For Saturday Evening Post, for example, in 1912 Parlin's staffers visited every medium-size and large city in the U.S. In each they buttonholed merchants and asked questions about their sales and their customers. The resulting survey for the first time reported per capita expenditures on dry goods and women's clothing; it also provided hard numbers on costs, turnover and profit in the retail trade. (In this report Parlin wrote that "The Consumer is King" and also declared that woman is a shopper and "a comparer of values.") Parlin's team later surveyed automobiles (1914), food products and household supplies (1914-1917), linoleum (1915), canned soup (1917) and canned beans (1919).

These studies increased advertising revenues for Curtis magazines; they also established commercial fact-finding as a profession and a legitimate business undertaking. In 1916, for example, the United state Rubber Co. established a research department under Paul Nystrom, who taught at the University of Minnesota and later at Columbia University. One year later meat-packer Swift and Co. commissioned L.D.H. Weld, a Yale economist, to develop a commercial research department.

Academe did more than simply contribute experts, and the already thriving advertising industry played a role as well. The Harvard Graduate School of Business established a Bureau of Business Research in 1911, and four years later the National Association of Teachers of Advertising (ultimately part of the American Marketing Association) was formed. Psychologist Walter Dill Scott was NATA's first president, and the second was Paul Cherington, one of the first teachers of marketing at Harvard's Graduate School of Business and also a head of the J. Walter Thompson agency's research department. JWT also was for a while home to John B. Watson, the Harvard psychologist and father of behavioral research.

Systematically polling the users of products themselves to determine consumer attitudes was introduced in the form of a series of nationwide surveys conducted by psychologists from the Psychological Corp., a company formed in 1921. Its original mission was to develop psychological tests and materials for practicing psychologists. In the process of this work, though, the corporation began to ask consumers' opinions not only about their lives, work and public issues, but also about cars, coffee, and cigarettes.

Nothing symbolized the ascendancy of scientific data sampling more dramatically than the widely reported debacle of the Literary Digest 1936 presidential poll. For 20 years the magazine had successfully forecast election results. In 1936 the Digest sent out more than 10 million ballots to people who had subscribed to a telephone service or owned a car; more than two million returns were tabulated. The result was a fiasco. The survey predicted that the Republican candidate, Alfred M. Landon, would beat Democrat Franklin D. Roosevelt, and it overestimated Landon's vote percentage by some 20 percent. Roosevelt was re-elected in a landslide.

The poor showing by the 1936 Digest poll stemmed from its failure to guard against a biased sample of replies. At that time, telephone subscribers and automobile owners tended to be more affluent and to vote Republican, so less-affluent and less-educated voters were badly underrepresented.
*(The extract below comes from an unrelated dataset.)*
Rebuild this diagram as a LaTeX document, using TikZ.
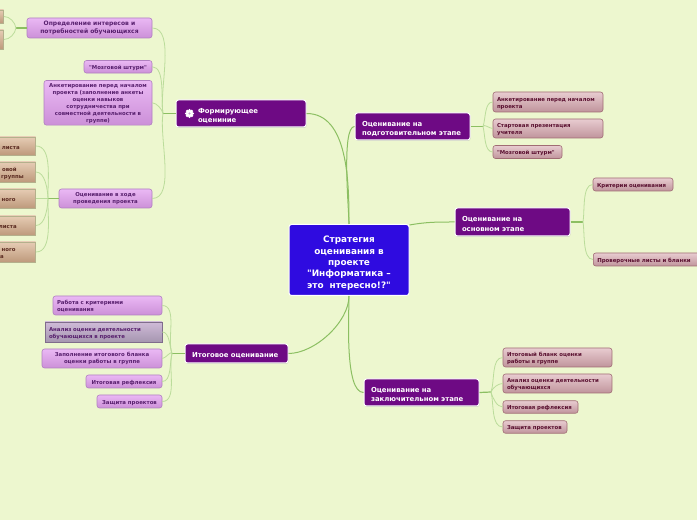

In that same election, three polling newcomers using the new scientific methods accurately forecast the result. These were George Gallup's American Institute of Public Opinion, the Fortune Survey, conducted by Cherington and Elmo Roper, and the Crossley Poll, under the direction of Archibald Crossley. All achieved their results by means of personal interviews with small but selected samples of voters- -a model for the scientific data collection and opinion sampling that has characterized the last six decades of market research.